Strelecky asked the same questions I had asked, Why are we here? What's my purpose? I was enheartened because he is a best seller—that tells me that people are hungry for his sort of books, ones that inspire and ask the hard questions in a simple story. I aspire to write that sort. This came as a conformation to me that people do read those sorts of books, people do want to read of good things not bad.

We've been jerked around for some time now. I do not want to play in that playground anymore.  One of Strelecky's players asked a lady customer in the Café, "Are you playing in your playground yet?"

She wasn't. She was unhappily playing in someone else's playground—the corporate world's playground, where she was unappreciated and overworked.

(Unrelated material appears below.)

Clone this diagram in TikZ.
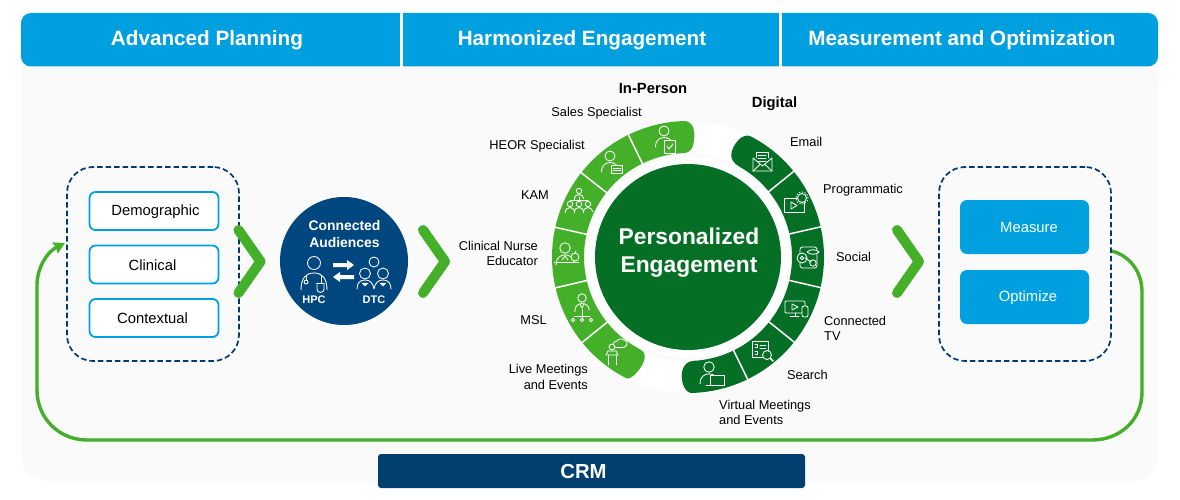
\documentclass[tikz,border=0pt]{standalone}
\usepackage{fontspec}
\setmainfont{Liberation Sans}
\usetikzlibrary{arrows.meta,calc}
\definecolor{hblue}{HTML}{00A0E0}
\definecolor{navy}{HTML}{00477F}
\definecolor{crmnavy}{HTML}{003F6F}
\definecolor{dashnavy}{HTML}{003A70}
\definecolor{lgreen}{HTML}{44B02A}
\definecolor{dgreen}{HTML}{056F26}
\definecolor{panel}{HTML}{FAFAFA}
\tikzset{
  header/.style={text=white,font=\fontsize{20.7}{24}\selectfont\bfseries,anchor=center,inner sep=0pt},
  dashbox/.style={draw=dashnavy,line width=1.7pt,dash pattern=on 5.5pt off 3pt,rounded corners=26pt,minimum width=172pt,minimum height=194pt,inner sep=0pt},
  attr/.style={draw=hblue,fill=white,line width=1.8pt,rounded corners=6pt,minimum width=129pt,minimum height=38pt,inner sep=0pt},
  act/.style={fill=hblue,rounded corners=7pt,minimum width=129pt,minimum height=54pt,inner sep=0pt},
  bodytxt/.style={font=\fontsize{14.8}{17}\selectfont,inner sep=0pt},
  chev/.style={draw=lgreen,line width=10pt,line cap=round,line join=round},
  lab/.style={font=\fontsize{12.8}{15.6}\selectfont,inner sep=0pt,align=left},
  labr/.style={font=\fontsize{12.8}{15.6}\selectfont,inner sep=0pt,align=right},
  ttl/.style={font=\fontsize{14.8}{17}\selectfont\bfseries,inner sep=0pt},
  audt/.style={text=white,font=\fontsize{13.9}{16}\selectfont\bfseries,inner sep=0pt},
  audm/.style={text=white,font=\fontsize{11}{12}\selectfont\bfseries,inner sep=0pt},
  ic/.style={draw=white,line width=.85pt,line cap=round,line join=round},
}
% filled ring segment, angles in degrees
\newcommand\RingSeg[3]{\fill[#3] (#1:136) arc[start angle=#1,end angle=#2,radius=136pt] -- (#2:104) arc[start angle=#2,end angle=#1,radius=104pt] -- cycle;}
\newcommand\Sep[1]{\draw[white,line width=1.5pt] (#1:102) -- (#1:138);}
\newcommand\Person[3]{\begin{scope}[shift={(#1,-#2)},scale=#3]
  \draw[ic] (0,0) circle (5);
  \draw[ic] (-8.5,-16) .. controls (-8.5,-9) and (-4,-6.5) .. (0,-6.5) .. controls (4,-6.5) and (8.5,-9) .. (8.5,-14);
\end{scope}}
\begin{document}
\begin{tikzpicture}[x=1pt,y=1pt]
\useasboundingbox (0,0) rectangle (1180,-500);
\fill[white] (0,0) rectangle (1180,-500);
% panel
\fill[panel] (21,-40) rectangle (1158,-456) ;
\fill[panel,rounded corners=26pt] (21,-300) rectangle (1158,-481);
% header
\fill[hblue,rounded corners=10pt] (21,-13) rectangle (1158,-66.5);
\node[header] (h1) at (207,-40) {Advanced Planning};
\node[header] (h2) at (582,-40) {Harmonized Engagement};
\node[header] (h3) at (962,-40) {Measurement and Optimization};
\fill[white] (400,-13) rectangle (403,-67);
\fill[white] (779,-13) rectangle (782,-67);
% CRM
\node[fill=crmnavy,rounded corners=3pt,minimum width=427pt,minimum height=34pt,inner sep=0pt] (crm) at (591.5,-471) {};
\node[text=white,font=\fontsize{20.3}{24}\selectfont\bfseries,inner sep=0pt] (crmt) at (583.5,-471.5) {CRM};
% left group
\node[dashbox] (lb) at (153,-264) {};
\node[attr] (a1) at (154,-211) {};
\node[attr] (a2) at (154,-264.5) {};
\node[attr] (a3) at (154,-318) {};
\node[bodytxt] (a1t) at (155.5,-211.5) {Demographic};
\node[bodytxt] (a2t) at (152.5,-265.5) {Clinical};
\node[bodytxt] (a3t) at (152.5,-318.5) {Contextual};
% right group
\node[dashbox] (rb) at (1025,-264) {};
\node[act] (m1) at (1024.5,-227) {};
\node[act] (m2) at (1024.5,-297) {};
\node[bodytxt,text=white] (m1t) at (1029,-227.5) {Measure};
\node[bodytxt,text=white] (m2t) at (1028,-297.5) {Optimize};
% CRM loop
\coordinate (ls) at (1112,-251);
\coordinate (le) at (65,-243);
\draw[draw=lgreen,line width=3.4pt,-{Stealth[length=11pt,width=12pt,inset=1pt]}]
  (ls) .. controls (1130,-256) and (1142,-272) .. (1142,-292)
  -- (1142,-392) .. controls (1142,-420) and (1120,-440) .. (1092,-440)
  -- (87,-440) .. controls (59,-440) and (37,-418) .. (37,-390)
  -- (37,-285) .. controls (37,-268) and (47,-252) .. (le);
% chevrons
\draw[chev] (238.5,-230) -- (260.5,-261.5) -- (238.5,-293);
\draw[chev] (423,-230) -- (445,-261.5) -- (423,-293);
\draw[chev] (897,-230) -- (919,-261.5) -- (897,-293);
% audiences
\node[circle,fill=navy,minimum size=128pt,inner sep=0pt] (aud) at (344,-261) {};
\node[audt] (aud1) at (344.5,-225.5) {Connected};
\node[audt] (aud2) at (344.5,-242.5) {Audiences};
\node[audm] (hpc) at (314,-299.5) {HPC};
\node[audm] (dtc) at (374,-299.5) {DTC};
\begin{scope}[shift={(314,-263)}]
  \draw[ic] (0,0) circle (6.5);
  \draw[ic] (-13,-27) .. controls (-13,-15) and (-8,-10) .. (0,-10) .. controls (8,-10) and (13,-15) .. (13,-27);
  \draw[ic] (-8,-12) -- (-8,-17); \draw[ic] (-8,-19) circle (2);
  \draw[ic] (7,-12) -- (7,-20) ; \draw[ic] (3,-20) -- (3,-26) arc[start angle=180,end angle=360,radius=3.5pt] -- (10,-20);
  \draw[ic] (3,-20) -- (10,-20);
\end{scope}
\begin{scope}[shift={(374,-262)}]
  \draw[ic] (0,0) circle (5);
  \draw[ic] (-9,-11.5) circle (5.5);
  \draw[ic] (9,-11.5) circle (5.5);
  \draw[ic] (-17,-27) .. controls (-17,-21) and (-14,-18) .. (-9,-18) .. controls (-4,-18) and (-1,-21) .. (0,-27) .. controls (1,-21) and (4,-18) .. (9,-18) .. controls (14,-18) and (17,-21) .. (17,-27);
  \draw[white,fill=white] (-9,-24) -- (-12,-21) -- (-6,-21) -- cycle;
  \draw[white,fill=white] (9,-24) -- (6,-21) -- (12,-21) -- cycle;
\end{scope}
\fill[white] (333,-263) -- (347,-263) -- (347,-260) -- (354,-265) -- (347,-270) -- (347,-267) -- (333,-267) -- cycle;
\fill[white] (354,-275) -- (340,-275) -- (340,-272) -- (333,-277) -- (340,-282) -- (340,-279) -- (354,-279) -- cycle;
% ring
\begin{scope}[shift={(688,-257)}]
  \fill[white] (0,0) circle (136);
  \fill[panel] (0,0) circle (104);
  \fill[white] (0,0) circle (101);
  \RingSeg{116}{218.9}{lgreen}
  % In-person end caps
  \fill[lgreen] (116:136) arc[start angle=116,end angle=92,radius=136pt]
     .. controls (88.5:136.5) and (87:130) .. (87:120) .. controls (87:110) and (88.5:104) .. (92:104)
     arc[start angle=92,end angle=116,radius=104pt] -- cycle;
  \fill[lgreen] (218.9:136) arc[start angle=218.9,end angle=243,radius=136pt]
     .. controls (245:136.5) and (247.5:122) .. (247:112) .. controls (246.5:106) and (245:104) .. (242:104)
     arc[start angle=242,end angle=218.9,radius=104pt] -- cycle;
  % Digital
  \RingSeg{-64}{39}{dgreen}
  \fill[dgreen] (39:136) arc[start angle=39,end angle=62,radius=136pt]
     .. controls (65:137) and (68:128) .. (67.5:114) .. controls (67:107) and (64:104) .. (60:104)
     arc[start angle=60,end angle=39,radius=104pt] -- cycle;
  \fill[dgreen] (-64:136) arc[start angle=-64,end angle=-88,radius=136pt]
     .. controls (-91:137) and (-93.5:126) .. (-93:115) .. controls (-92.5:108) and (-90:104) .. (-87:104)
     arc[start angle=-87,end angle=-64,radius=104pt] -- cycle;
  \Sep{116}\Sep{141.7}\Sep{167.4}\Sep{193.1}\Sep{218.9}
  \Sep{39}\Sep{12.8}\Sep{-13}\Sep{-38.7}\Sep{-64}
\end{scope}
\node[circle,fill=dgreen,minimum size=186pt,inner sep=0pt] (core) at (688,-257) {};
\node[text=white,font=\fontsize{22.8}{28}\selectfont\bfseries,align=center,inner sep=0pt] (coret) at (689,-252.5) {Personalized\\Engagement};
% icons: in-person
\Person{664}{131}{1}
\draw[ic,fill=lgreen] (664,-140) rectangle (675,-153); \draw[ic] (667,-146) -- (669,-149) -- (673,-144); \draw[ic] (667.5,-140) -- (671.5,-140);
\Person{610}{156}{1}
\draw[ic,fill=lgreen] (611,-165) -- (622.5,-165) -- (622.5,-173) -- (611,-173) -- cycle; \draw[ic] (613,-168) -- (621,-168); \draw[ic] (613,-170.5) -- (621,-170.5);
\Person{579}{191}{.55}
\draw[ic] (579,-197) -- (579,-200); \draw[ic] (570,-200) -- (588,-200);
\Person{570}{204}{.55}\Person{579}{204}{.55}\Person{588}{204}{.55}
\Person{565}{248}{1.05}
\draw[ic] (554,-262) -- (579,-262);
\draw[ic,fill=lgreen] (575,-257) circle (4); \draw[ic] (575,-253) -- (576,-251);
\draw[ic] (562,-260) -- (565,-256) -- (568,-260);
\Person{582}{298}{.85}
\draw[ic] (582,-309) -- (582,-318); \draw[ic] (574,-316) -- (590,-316);
\draw[ic] (573,-320) circle (1.8); \draw[ic] (582,-320) circle (1.8); \draw[ic] (591,-320) circle (1.8);
\draw[ic] (580,-304) -- (582,-308) -- (584,-304);
\draw[ic] (612,-347) circle (3);
\draw[ic] (606,-355) -- (618,-355) -- (616,-351) -- (608,-351) -- cycle;
\draw[ic] (608,-355) -- (608,-365); \draw[ic] (616,-355) -- (616,-365);
\draw[ic,fill=lgreen] (615,-347) .. controls (612,-344) and (614,-341) .. (617,-341) .. controls (618,-339) and (622,-338) .. (624,-340) .. controls (627,-340) and (628,-344) .. (626,-346) .. controls (625,-348) and (618,-348) .. (615,-347) -- cycle;
% icons: digital
\draw[ic] (756,-158) -- (756,-152) -- (768,-152) -- (768,-158);
\draw[ic] (758,-155) -- (766,-155); \draw[ic] (758,-158) -- (766,-158); \draw[ic] (758,-161) -- (766,-161);
\draw[ic] (753,-158) -- (753,-171) -- (772,-171) -- (772,-158) -- (762.5,-166) -- cycle;
\draw[ic] (753,-171) -- (760,-164.5); \draw[ic] (772,-171) -- (765,-164.5);
\draw[ic] (784,-198) rectangle (804,-212);
\draw[ic] (791,-202) -- (791,-209) -- (797,-205.5) -- cycle;
\draw[ic,fill=dgreen] (802,-198) circle (4.5);
\draw[ic,dotted] (802,-198) circle (6);
\draw[ic,rounded corners=2.5pt] (800,-247) rectangle (817,-268);
\draw[ic,fill=dgreen] (802,-258) circle (5); \draw[ic] (802,-258) circle (1.8);
\draw[ic,fill=dgreen] (813,-263) circle (3.2);
\draw[ic,fill=dgreen] (807,-252) .. controls (810,-255) and (816,-255) .. (819,-252) .. controls (816,-249) and (810,-249) .. (807,-252) -- cycle;
\draw[ic] (805,-258) -- (811,-262);
\draw[ic,rounded corners=1pt] (785,-301) rectangle (805,-313);
\draw[ic] (792,-304) -- (792,-310) -- (798,-307) -- cycle;
\draw[ic] (795,-313) -- (795,-316); \draw[ic] (790,-316) -- (799,-316);
\draw[ic,fill=dgreen,rounded corners=2pt] (802,-306) rectangle (808,-317);
\draw[ic] (752,-341) rectangle (768,-357);
\draw[ic] (760,-345) -- (766,-345); \draw[ic] (760,-348) -- (766,-348);
\draw[ic] (755,-344) -- (757,-344) -- (757,-347) -- (755,-347); \draw[ic] (755,-351) -- (757,-351) -- (757,-354) -- (755,-354);
\draw[ic,fill=dgreen] (767,-355) circle (4.5);
\draw[white,line width=1.6pt,line cap=round] (770.5,-358.5) -- (773,-361);
\Person{709}{367}{1.05}
\draw[ic,fill=dgreen] (710,-375) rectangle (724,-385);
\draw[ic] (706,-385) -- (724,-385);
% ring labels
\node[ttl] (ip) at (653,-88.5) {In-Person};
\node[ttl] (dg) at (774.5,-103.5) {Digital};
\node[labr,anchor=east] (l1) at (642,-113.5) {Sales Specialist};
\node[labr,anchor=east] (l2) at (585,-146.5) {HEOR Specialist};
\node[labr,anchor=east] (l3) at (549,-195.5) {KAM};
\node[labr,anchor=east] (l4) at (538,-253.5) {Clinical Nurse\\Educator};
\node[labr,anchor=east] (l5) at (547,-320.5) {MSL};
\node[labr,anchor=east] (l6) at (588,-377) {Live Meetings\\and Events};
\node[lab,anchor=west] (r1) at (790,-141.5) {Email};
\node[lab,anchor=west] (r2) at (823,-190.5) {Programmatic};
\node[lab,anchor=west] (r3) at (836,-256.5) {Social};
\node[lab,anchor=west] (r4) at (824,-328.5) {Connected\\TV};
\node[lab,anchor=west] (r5) at (787,-374.5) {Search};
\node[lab,anchor=west] (r6) at (719,-412.5) {Virtual Meetings\\and Events};
\end{tikzpicture}
\end{document}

As I walked through life, I passed many gates to playgrounds, peeked inside and said "Nope," not for me, and continued on my way.

I heard of a new playground last night; the "kids" of that playground found that the vilest thing they could write on Social Media got the most hits. And getting the most hits was the name of the game.

Pass on that one.

We are all travelers in this life—we are all together on the journey – although walking in different directions, not speaking the same language, nor following the same philosophy, religion, or mojo. The Jo of my Tiger book is traveling, something she feels drawn to do; she trusts her intuition that this will work out for her. She is playing in her own playground.

She is traveling the world.

I changed the final chapter a bit to make it clearer.